When you have the opportunity to conduct a faculty search, develop a comprehensive outreach and recruitment strategy.

  • To the extent possible, plan searches to coincide with the availability of potential women or minority candidates identified through the department’s on-going outreach efforts.
  • Define positions to emphasize, within the context of the department’s programmatic needs, areas in which women or minority scholars are most likely to be active and available (based on above efforts).
  • Ensure that diverse perspectives are represented on your search committee, both among faculty and students at such point as students have an opportunity to meet candidates and provide input.
  • Consider outreach and recruitment in the broadest sense. Consider both print and electronic postings likely to reach the broadest possible audience of potential candidates, including women and minorities. Send notice of the position to appropriate professional and scholarly organizations; contact colleagues at universities with programs relevant to your needs, especially those with significant numbers of women and minority students, and ask about imminent or recent doctoral recipients.
  • Ask all department faculty to identify professional caucuses or organizations that have a particular interest in feminist or ethnic minority concerns relevant to your discipline; contact them for advertising your position or suggesting potential candidates.
  • Check with the department’s outreach and recruitment committee regarding potential candidates they may have identified through their on-going outreach efforts and send notice of the position to any candidate the committee may suggest.
  • Send position descriptions and invitations to apply or to suggest potential candidates to:
    • Universities with terminal degree program in your discipline, particularly those with significant enrollments of women and minority students.
    • Lists of Ph.D.’s solicited from comparable institutions.
    • Members of relevant professional organizations (some sell membership lists and labels)
    • Members of relevant minority and women professional or scholarly organizations (some sell membership lists and labels)
    • Doctoral candidates listed in the Minority and Women Doctoral Directory and other directories that describe individual potential candidates.
    • Relevant journals targeted at underrepresented groups.
    • On-line bulletin boards or other email advertising.
  • Distribute position announcements at annual professional/scholarly meetings and conferences.
  • Use career services offices of professional organizations.
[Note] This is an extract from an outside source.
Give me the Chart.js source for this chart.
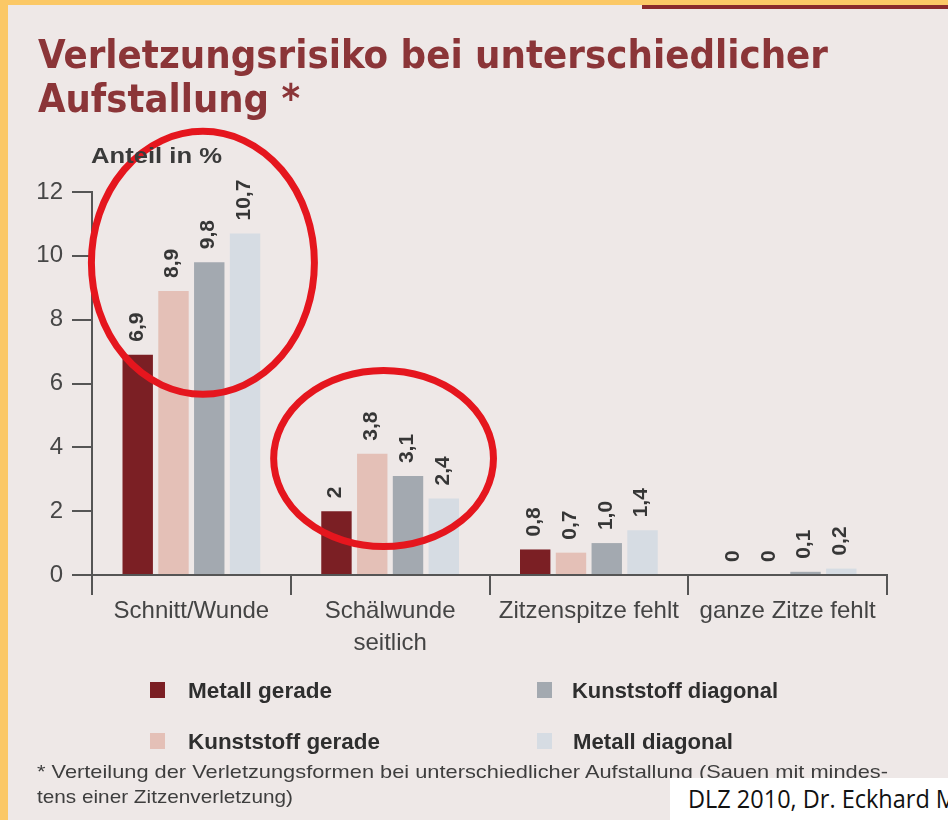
<!DOCTYPE html>
<html>
<head>
<meta charset="utf-8">
<script src="https://cdn.jsdelivr.net/npm/chart.js@4.4.1/dist/chart.umd.min.js"></script>
<style>
  html, body { margin:0; padding:0; }
  body { width:948px; height:820px; overflow:hidden; position:relative; background:#eee8e7; }
  #chart { position:absolute; left:0; top:0; }
  .band-left { position:absolute; left:0; top:0; width:8px; height:820px; background:#fbc866; }
  .band-top { position:absolute; left:0; top:0; width:948px; height:5px; background:#fbc866; }
  .band-red { position:absolute; left:642px; top:5px; width:306px; height:4px; background:#8a2a2c; }
  .t { position:absolute; white-space:nowrap; transform-origin:0 0; line-height:1; }
  .title { font-family:"Liberation Sans Narrow","DejaVu Sans Condensed","Liberation Sans",sans-serif; font-weight:bold; font-size:39px; color:#8b3538; }
  .ylab { font-family:"Liberation Sans Narrow","Liberation Sans",sans-serif; font-weight:bold; font-size:22px; color:#3a3a3a; }
  .leg { font-family:"Liberation Sans Narrow","Liberation Sans",sans-serif; font-weight:bold; font-size:22px; color:#2e2e2e; }
  .sq { position:absolute; width:15px; height:16px; }
  .foot { font-family:"Liberation Sans",sans-serif; font-size:19px; color:#3e3e3e; }
  .src { position:absolute; left:670px; top:778px; width:278px; height:42px; background:#ffffff; overflow:hidden; }
  .srct { position:absolute; left:18px; top:8px; white-space:nowrap; transform-origin:0 0; line-height:1; font-family:"Open Sans","Lato",sans-serif; font-size:25px; color:#111; }
</style>
</head>
<body>
<div class="band-left"></div>
<div class="band-top"></div>
<div class="band-red"></div>
<canvas id="chart" width="948" height="820"></canvas>

<div class="t title" id="title1" style="left:38px; top:35px;">Verletzungsrisiko bei unterschiedlicher</div>
<div class="t title" id="title2" style="left:38px; top:79px;">Aufstallung *</div>
<div class="t ylab" id="ytitle" style="left:91px; top:145px;">Anteil in %</div>

<div id="legend"></div>

<div class="t foot" id="foot1" style="left:37px; top:762px;">* Verteilung der Verletzungsformen bei unterschiedlicher Aufstallung (Sauen mit mindes-</div>
<div class="t foot" id="foot2" style="left:37px; top:787px;">tens einer Zitzenverletzung)</div>

<div class="src"><div class="srct" id="src">DLZ 2010, Dr. Eckhard M</div></div>

<script>
// ---- data ----
const categories = ["Schnitt/Wunde", ["Schälwunde", "seitlich"], "Zitzenspitze fehlt", "ganze Zitze fehlt"];
const seriesNames = ["Metall gerade", "Kunststoff gerade", "Kunststoff diagonal", "Metall diagonal"];
const metallGerade = [6.9, 2, 0.8, 0];
const kunststoffGerade = [8.9, 3.8, 0.7, 0];
const kunststoffDiagonal = [9.8, 3.1, 1.0, 0.1];
const metallDiagonal = [10.7, 2.4, 1.4, 0.2];
const metallGeradeText = ["6,9", "2", "0,8", "0"];
const kunststoffGeradeText = ["8,9", "3,8", "0,7", "0"];
const kunststoffDiagonalText = ["9,8", "3,1", "1,0", "0,1"];
const metallDiagonalText = ["10,7", "2,4", "1,4", "0,2"];
const yTicks = [0, 2, 4, 6, 8, 10, 12];
const seriesColors = ["#7b1f24", "#e4c0b7", "#a3a9b0", "#d6dce3"];
// highlight ellipses (category index, value units)
const highlights = [
  { cat: 0, dx: 0.058, y: 9.78, rx: 0.561, ry: 4.12 },
  { cat: 1, dx: -0.033, y: 3.65, rx: 0.553, ry: 2.76 }
];

const seriesValues = [metallGerade, kunststoffGerade, kunststoffDiagonal, metallDiagonal];
const seriesTexts = [metallGeradeText, kunststoffGeradeText, kunststoffDiagonalText, metallDiagonalText];

const valueLabelPlugin = {
  id: 'valueLabels',
  afterDatasetsDraw(chart) {
    const ctx = chart.ctx;
    chart.data.datasets.forEach((ds, i) => {
      const meta = chart.getDatasetMeta(i);
      meta.data.forEach((bar, j) => {
        ctx.save();
        ctx.translate(bar.x - 1, bar.y - 13);
        ctx.rotate(-Math.PI / 2);
        ctx.font = 'bold 21px "Liberation Sans", Arial, sans-serif';
        ctx.fillStyle = '#363636';
        ctx.textAlign = 'left';
        ctx.textBaseline = 'middle';
        ctx.fillText(ds.valueTexts[j], 0, 0);
        ctx.restore();
      });
    });
  }
};

const ellipsePlugin = {
  id: 'ellipses',
  afterDraw(chart) {
    const xs = chart.scales.x, ys = chart.scales.y;
    const catW = xs.getPixelForValue(1) - xs.getPixelForValue(0);
    const unit = ys.getPixelForValue(0) - ys.getPixelForValue(1);
    const ctx = chart.ctx;
    highlights.forEach(h => {
      ctx.save();
      ctx.beginPath();
      ctx.ellipse(xs.getPixelForValue(h.cat) + h.dx * catW, ys.getPixelForValue(h.y),
                  h.rx * catW, h.ry * unit, 0, 0, Math.PI * 2);
      ctx.strokeStyle = '#e5161e';
      ctx.lineWidth = 7;
      ctx.stroke();
      ctx.restore();
    });
  }
};

new Chart(document.getElementById('chart'), {
  type: 'bar',
  data: {
    labels: categories,
    datasets: seriesNames.map((n, i) => ({
      label: n,
      data: seriesValues[i],
      valueTexts: seriesTexts[i],
      backgroundColor: seriesColors[i],
      borderWidth: 0,
      categoryPercentage: 0.72,
      barPercentage: 0.85
    }))
  },
  options: {
    responsive: false,
    animation: false,
    layout: { padding: { left: 0, right: 61, top: 192, bottom: 0 } },
    plugins: { legend: { display: false }, tooltip: { enabled: false }, title: { display: false } },
    scales: {
      x: {
        grid: { offset: true, drawOnChartArea: false, drawTicks: true, tickLength: 20, color: '#555', lineWidth: 2 },
        border: { display: true, color: '#555', width: 2 },
        ticks: { color: '#444', font: { family: '"Liberation Sans", Arial, sans-serif', size: 24, lineHeight: 1.33 }, padding: 0, maxRotation: 0, autoSkip: false },
        afterFit(s) { s.height = 245; }
      },
      y: {
        min: 0, max: 12,
        afterBuildTicks(s) { s.ticks = yTicks.map(v => ({ value: v })); },
        grid: { drawOnChartArea: false, drawTicks: true, tickLength: 20, color: '#555', lineWidth: 2 },
        border: { display: true, color: '#555', width: 2 },
        ticks: { color: '#474747', font: { family: '"Liberation Sans", Arial, sans-serif', size: 24 }, padding: 9 },
        afterFit(s) { s.width = 92; }
      }
    }
  },
  plugins: [valueLabelPlugin, ellipsePlugin]
});

// legend (2 x 2 grid)
const legendPos = [
  { sx: 150, sy: 682, tx: 188, ty: 680, w: 144 },
  { sx: 150, sy: 733, tx: 188, ty: 731, w: 192 },
  { sx: 537, sy: 682, tx: 572, ty: 680, w: 206 },
  { sx: 537, sy: 733, tx: 573, ty: 731, w: 160 }
];
const legend = document.getElementById('legend');
seriesNames.forEach((n, i) => {
  const p = legendPos[i];
  const sq = document.createElement('div');
  sq.className = 'sq';
  sq.style.left = p.sx + 'px'; sq.style.top = p.sy + 'px'; sq.style.background = seriesColors[i];
  legend.appendChild(sq);
  const t = document.createElement('div');
  t.className = 't leg';
  t.id = 'leg' + i;
  t.style.left = p.tx + 'px'; t.style.top = p.ty + 'px';
  t.textContent = n;
  legend.appendChild(t);
});

function fit(id, w) {
  const el = document.getElementById(id);
  const nat = el.getBoundingClientRect().width;
  el.style.transform = 'scaleX(' + (w / nat) + ')';
}
fit('title1', 790);
fit('title2', 262);
fit('ytitle', 131);
fit('foot1', 851);
fit('foot2', 256);
fit('src', 269);
legendPos.forEach((p, i) => fit('leg' + i, p.w));
</script>
</body>
</html>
  • Encourage all faculty to do personal networking: write letters, make phone calls, and send email notes to senior scholars, including women and minority scholars, both on and off campus who could help identify qualified minority and women candidates.
  • Follow up on all suggestions regarding potential candidates with personal letters, phone calls and email.
  • Describe efforts by the department to infuse and integrate diversity in its programs, the diversity of its student body, and efforts to build on current accomplishments in communications with those from whom you have requested referrals and with potential candidates.
  • Describe cross-disciplinary opportunities that may exist both within your department or between your department and others at UO that enable candidates, including women and minority candidates, to connect with others across department lines.
  • When candidates come for on-campus interviews, make certain they have the chance to meet with other scholars consistent with their expressed interests.
  • Ensure that all interviewees have an opportunity to talk with minority and women students in the program.

The Office of Affirmative Action and Equal Opportunity has developed a Recruitment and Outreach Resource Guide to assist with outreach and recruitment including: lists of universities with significant women and minority student enrollment, sources of print and electronic advertising, professional and scholarly associations, and women’s and minority organizations in many disciplines.